The third movement is particularly revealing for the interplay between textures, with the solo
parts taken by the baritone Gerhard Niese. Niese’s performance is laudable, but sometimes
overshadowed by the choral forces that weave around the baritone part in this concerto-like
movement in which the text of Psalm 39 resolves, as it were in the verse from the book of
Wisdom, with its assurance of salvation for the just soul. In this movement, the counterpoint is
nicely clear, and it is in such places that the weaknesses of the original recording medium are
apparent. For some reason the sound improves with “Wie lieblich sind deine Wohnungen,”
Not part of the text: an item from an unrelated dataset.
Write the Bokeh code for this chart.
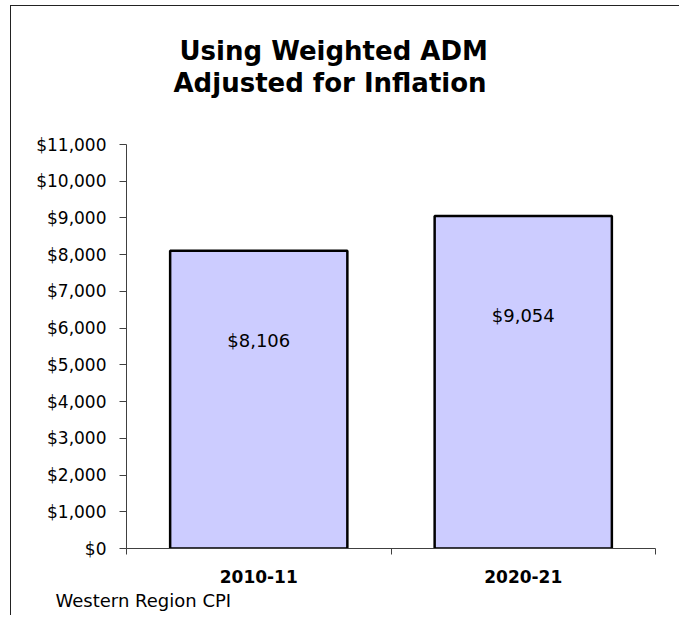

perhaps the best-known section of Brahms’ Requiem, and quite effective in Ramin’s treatment of
the music. Near the end of the work, in the sixth movement, the concluding section “Herr, du
bist würdig” is contrastingly more extroverted, with Ramin bringing out the spiritual assurances
implicit in Brahms work.
As a live performance, some ambient sounds are part of the recording, most from the activity on
or near the podium. Audience noise is rare, with the clicking of a baton emerging from time to
time to punctuate the choral timbres. A performance like this may never supplant the famous one
by Klemperer, but Ramin’s stands well on its own merits. Given the fame of the Thomaskirche
and the historically important role of its cantor, this recording offers a fine glimpse into the
musical traditions there in the mid-twentieth century.